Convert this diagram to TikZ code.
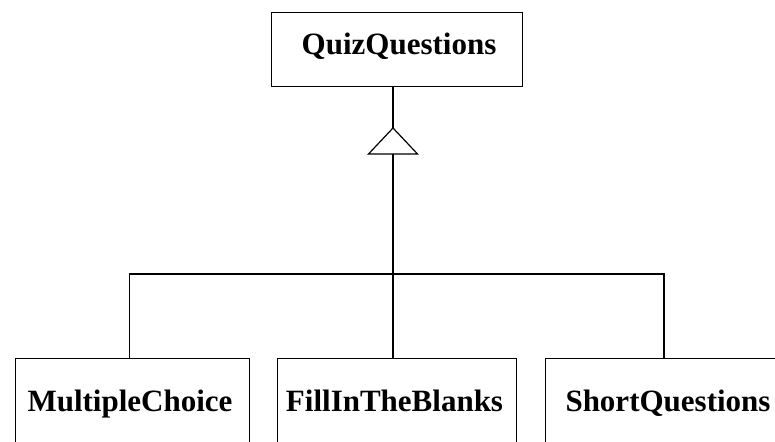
\documentclass[tikz,border=0pt]{standalone}
\usepackage{fontspec}
\setmainfont{Liberation Serif}
\begin{document}
\begin{tikzpicture}[x=1pt,y=1pt, line width=1.3pt,
  box/.style={draw, rectangle, inner sep=0pt, anchor=north west},
  lbl/.style={font=\fontsize{31}{37}\selectfont\bfseries, anchor=base, inner sep=0pt}]
\useasboundingbox (0,0) rectangle (775,441);
\clip (0,0) rectangle (775,441);
% superclass
\node[box, minimum width=251pt, minimum height=74pt] (quiz) at (271,429) {};
\node[lbl] (quizt) at (399,386) {QuizQuestions};
% subclasses (cut off at the lower edge)
\node[box, minimum width=234.5pt, minimum height=140pt] (mc) at (14.5,83) {};
\node[lbl] (mct) at (130,29) {MultipleChoice};
\node[box, minimum width=239pt, minimum height=140pt] (fb) at (277,83) {};
\node[lbl] (fbt) at (394.5,29) {FillInTheBlanks};
\node[box, minimum width=260pt, minimum height=140pt] (sq) at (545,83) {};
\node[lbl] (sqt) at (668,29) {ShortQuestions};
% connectors
\coordinate (bus) at (393,167);
\coordinate (apex) at (393,313);
\draw (bus |- quiz.south) -- (bus);
\draw ([xshift=-2.75pt]mc.north) |- (bus);
\draw ([xshift=119pt]sq.north west) |- (bus);
\draw (bus) -- (bus |- fb.north);
\draw[fill=white, line width=1.2pt] (apex) -- ++(-24.5,-26) -- ++(49,0) -- cycle;
\end{tikzpicture}
\end{document}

* * * * *

Images in the data above are to be skipped. Retype all other material exactly.

§ **Response to this exercise**
Convert this diagram to TikZ code.
\documentclass[tikz,border=0pt]{standalone}
\usepackage{fontspec}
\setmainfont{Liberation Serif}
\begin{document}
\begin{tikzpicture}[x=1pt,y=1pt, line width=1.3pt,
  box/.style={draw, rectangle, inner sep=0pt, anchor=north west},
  lbl/.style={font=\fontsize{31}{37}\selectfont\bfseries, anchor=base, inner sep=0pt}]
\useasboundingbox (0,0) rectangle (775,441);
\clip (0,0) rectangle (775,441);
% superclass
\node[box, minimum width=251pt, minimum height=74pt] (quiz) at (271,429) {};
\node[lbl] (quizt) at (399,386) {QuizQuestions};
% subclasses (cut off at the lower edge)
\node[box, minimum width=234.5pt, minimum height=140pt] (mc) at (14.5,83) {};
\node[lbl] (mct) at (130,29) {MultipleChoice};
\node[box, minimum width=239pt, minimum height=140pt] (fb) at (277,83) {};
\node[lbl] (fbt) at (394.5,29) {FillInTheBlanks};
\node[box, minimum width=260pt, minimum height=140pt] (sq) at (545,83) {};
\node[lbl] (sqt) at (668,29) {ShortQuestions};
% connectors
\coordinate (bus) at (393,167);
\coordinate (apex) at (393,313);
\draw (bus |- quiz.south) -- (bus);
\draw ([xshift=-2.75pt]mc.north) |- (bus);
\draw ([xshift=119pt]sq.north west) |- (bus);
\draw (bus) -- (bus |- fb.north);
\draw[fill=white, line width=1.2pt] (apex) -- ++(-24.5,-26) -- ++(49,0) -- cycle;
\end{tikzpicture}
\end{document}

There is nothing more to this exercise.